Don’t Just Migrate – Rethink Job Costing Beyond Dynamics GP
For many organizations using Dynamics GP, job costing has worked for years. Until it doesn’t.
As GP approaches end-of-life, companies are being pushed to move – but when job costing is complex, the real question becomes:
“Can we just move this to Business Central?”
In one of our recent implementations, we learned that the answer is no – not directly. What’s needed is not a migration, but a re-architecture.
Let’s look at why, using a smaller, real-life example.
The Starting Point: Job Costing That “Works” in GP
Our client had been using:
- a. Dynamics GP for finance
- b. A job cost solution built on top of GP
- c. Cost codes for labor, material, and subcontracting
- d. Percent of Completion (POC) revenue recognition
The system worked – but it was tightly tied to GP logic and tables. When the move to Business Central was discussed, it became clear that a straight migration would carry old limitations into a new system.
Why Business Central Alone Was Not Enough
Business Central’s Jobs module is powerful, but it is best suited for simpler job structures. The client needed:
- a. The ability to revise forecasts without changing original estimates
- b. Clear visibility into cost overruns mid-job
- c. Change orders that impacted both cost and billing
- d. Reliable POC calculations period over period
Trying to force all of this into standard BC Jobs would have meant heavy customization and long-term maintenance risk.

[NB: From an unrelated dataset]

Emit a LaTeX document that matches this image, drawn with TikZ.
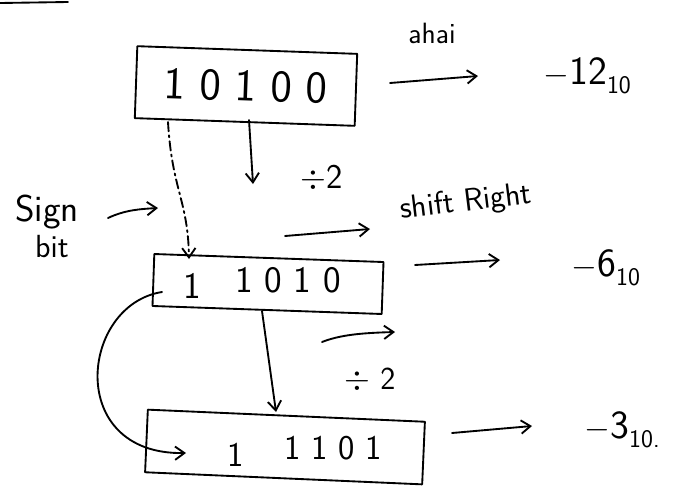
\documentclass[tikz,border=0pt]{standalone}
\usetikzlibrary{arrows.meta}
\newcommand{\subten}[1]{\raisebox{-0.5ex}{\fontsize{19}{19}\selectfont #1}}
\begin{document}
\begin{tikzpicture}[x=0.75pt,y=-0.75pt,
  ink/.style={line width=1.4pt,line cap=round,line join=round},
  arr/.style={ink,-{Straight Barb[length=7pt,width=10pt,line width=1.4pt]}},
  regbox/.style={draw,ink,inner sep=0pt,font=\sffamily},
  lbl/.style={font=\sffamily,inner sep=1pt}]
\useasboundingbox (0,0) rectangle (689,486);
% top-left stroke
\coordinate (tl1) at (0,3); \coordinate (tl2) at (68,2);
\draw[ink] (tl1) -- (tl2);
% boxes
\node[regbox,minimum width=165pt,minimum height=54pt,rotate=-2,font=\sffamily\fontsize{34}{34}\selectfont] (b1) at (246,86) {1 0 1 0 0};
\node[regbox,minimum width=172pt,minimum height=39pt,rotate=-2] (b2) at (268,284) {};
\node[font=\sffamily\fontsize{28}{28}\selectfont] (b2one) at (192,286) {1};
\node[font=\sffamily\fontsize{28}{28}\selectfont] (b2rest) at (288,280) {1 0 1 0};
\node[regbox,minimum width=208pt,minimum height=47pt,rotate=-2.5] (b3) at (285,447) {};
\node[font=\sffamily\fontsize{26}{26}\selectfont] (b3one) at (236,455) {1};
\node[font=\sffamily\fontsize{26}{26}\selectfont] (b3rest) at (333,448) {1 1 0 1};
% values
\node[lbl,font=\sffamily\fontsize{30}{30}\selectfont,anchor=west] (v1) at (542,76) {$-$12\subten{10}};
\node[lbl,font=\sffamily\fontsize{30}{30}\selectfont,anchor=west] (v2) at (570,268) {$-$6\subten{10}};
\node[lbl,font=\sffamily\fontsize{30}{30}\selectfont,anchor=west] (v3) at (583,430) {$-$3\subten{10.}};
\node[lbl,font=\sffamily\fontsize{22}{22}\selectfont] (note) at (432,33) {ahai};
% right arrows
\coordinate (a1s) at (390,83); \coordinate (a1e) at (478,76);
\draw[arr] (a1s) -- (a1e);
\coordinate (a2s) at (415,265); \coordinate (a2e) at (500,260);
\draw[arr] (a2s) -- (a2e);
\coordinate (a3s) at (452,433); \coordinate (a3e) at (532,426);
\draw[arr] (a3s) -- (a3e);
% sign bit dashed
\coordinate (d1) at (168,122); \coordinate (d2) at (189,259);
\draw[arr,dash pattern=on 7pt off 3pt on 1.5pt off 3pt] (d1) .. controls (172,190) and (188,200) .. (d2);
% divide arrows
\coordinate (v1s) at (249,120); \coordinate (v1e) at (253,184);
\draw[arr] (v1s) -- (v1e);
\node[lbl,font=\sffamily\fontsize{26}{26}\selectfont] (div1) at (322,178) {$\div$2};
\coordinate (v2s) at (262,311); \coordinate (v2e) at (276,412);
\draw[arr] (v2s) -- (v2e);
\node[lbl,font=\sffamily\fontsize{24}{24}\selectfont] (div2) at (370,380) {$\div$ 2};
% sign bit label
\node[lbl,font=\sffamily\fontsize{28}{28}\selectfont] (sign) at (47,212) {Sign};
\node[lbl,font=\sffamily\fontsize{24}{24}\selectfont] (bit) at (52,247) {bit};
\coordinate (sa) at (108,218); \coordinate (sb) at (158,208);
\draw[arr] (sa) .. controls (125,210) and (140,209) .. (sb);
% shift right
\node[lbl,font=\sffamily\fontsize{24}{24}\selectfont,rotate=7] (shift) at (466,203) {shift Right};
\coordinate (s1) at (285,236); \coordinate (s2) at (370,229);
\draw[arr] (s1) -- (s2);
\coordinate (s3) at (322,342); \coordinate (s4) at (395,332);
\draw[arr] (s3) .. controls (340,335) and (360,333) .. (s4);
% curved sign-bit copy
\coordinate (c1) at (162,292); \coordinate (c2) at (186,453);
\draw[arr] (c1) .. controls (80,305) and (65,455) .. (c2);
\end{tikzpicture}
\end{document}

So instead, we rethought the design.
The Re-Architecture Approach
We clearly separated responsibilities:
- a. Power Platform managed operational job costing logic
- b. Business Central handled financial postings and reporting
This allowed us to keep Business Central clean while still supporting real-world job complexity.
A Real-Life Example
A company wins a project worth $50,000.
Job Setup
- – A job is created
- – Cost codes (Labor, Material, Subcontract) are assigned
- – The original estimate is entered and locked
This becomes the baseline for performance tracking.
Committed & Actual Costs
- a. Purchase orders create committed costs
- b. Vendor invoices and labor entries create actual costs
Now management can compare: Estimate vs Committed vs Actual – and see margin trends early.
Forecast Revision
Labor is running higher than planned.
Instead of changing the original estimate:
- a. A forecast revision is created
- b. Expected margin is updated
- c. Audit history remains intact
Change Order
The client approves an extra $5,000 scope.
- – The contract increases to $55,000
- – Budget and forecast are updated
- – POC recalculates automatically
Percent of Completion (POC)
At month-end: Revenue is recognized based on actual cost incurred. Finance gets accurate revenue, WIP, and margin – without manual adjustments.
Why This Architecture Worked
This approach delivered:
- a. Accurate financials in Business Central
- b. Flexible job costing without over-customizing BC
- c. Clear visibility for project managers
- d. Reliable POC for finance teams
Most importantly, the system supported how people actually run jobs – not just how software expects them to.
The Bigger Lesson: Don’t Migrate Problems
When moving from Dynamics GP to modern platforms, the goal should not be to recreate the past. It should be to:
- a. Preserve what works
- b. Fix what causes manual work
- c. Design for scale and future growth
Job costing is not just a module – it’s a business process.
Final Thought
If you are planning a transition away from Dynamics GP and rely on job costing, ask yourself: Are we simply moving systems – or are we redesigning job costing for better control and visibility?
The answer makes all the difference.